High Fidelity is the story of one Rob Fleming who has been a few things in his life but most men wouldn't really be proud of those things. Told in the first person, this is an unashamed and unflinching tale about one man's journey from boy to man (in the space of a few months). What Hornby tells us in this book is what our mothers already know and what the women we date find out quickly enough - sometimes (most of the time) we're scared to grow up. The lead character in this story is the owner of a record store called Championship Vinyl and while he has top five lists for almost all forms of music and all sorts of sub-themes within the scope of his musical fanaticism, he would be hard pressed to find five nice things to say to your girlfriend when you've made her mad.
There are some interesting pieces of serial male fantasy in here and some hard-hitting pieces of truth we run away from facing each day. What the reviewers of this book seem to have thought of as funny, I just find frightening because I know I can be like the man described in High Fidelity and that is not a thought that allows one to sleep at night (thus this review is being written at the cost of much needed sleep).

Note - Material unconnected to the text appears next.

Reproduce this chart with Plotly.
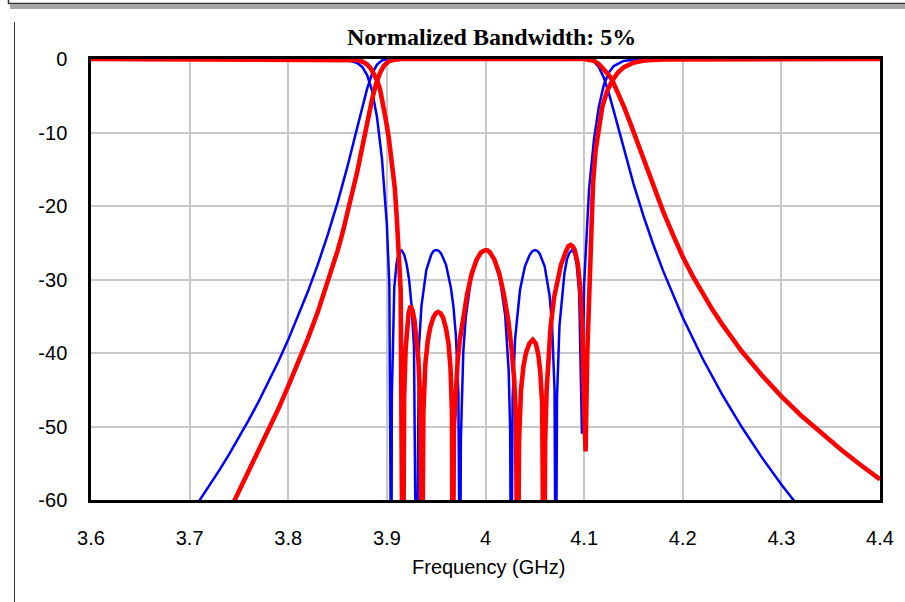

From his two mates in the record store, Barry and ****, to his girlfriend Laura, her friend Liz, the singer Marie La Salle and the other assorted hangers-on that the authors describes to the tone of the book itself, I got the sense that this was life unfolding before my eyes, between the pages of a paperback novel and that, for me, defines the magic of this book.
In the art that I absorb, be it film, music, books or anything else, things are always happening and there is a constant state of action but while reading High Fidelity I got the sense that it was like being in conversation with a guy - he told me a lot of stuff but it was all stuff he wanted to tell. This could be a stranger in a bar or my neighbour on a train and I only know what he told me.
I salute the writer of High Fidelity for the pun in the book's title and for the way he has been able to recreate everyday life.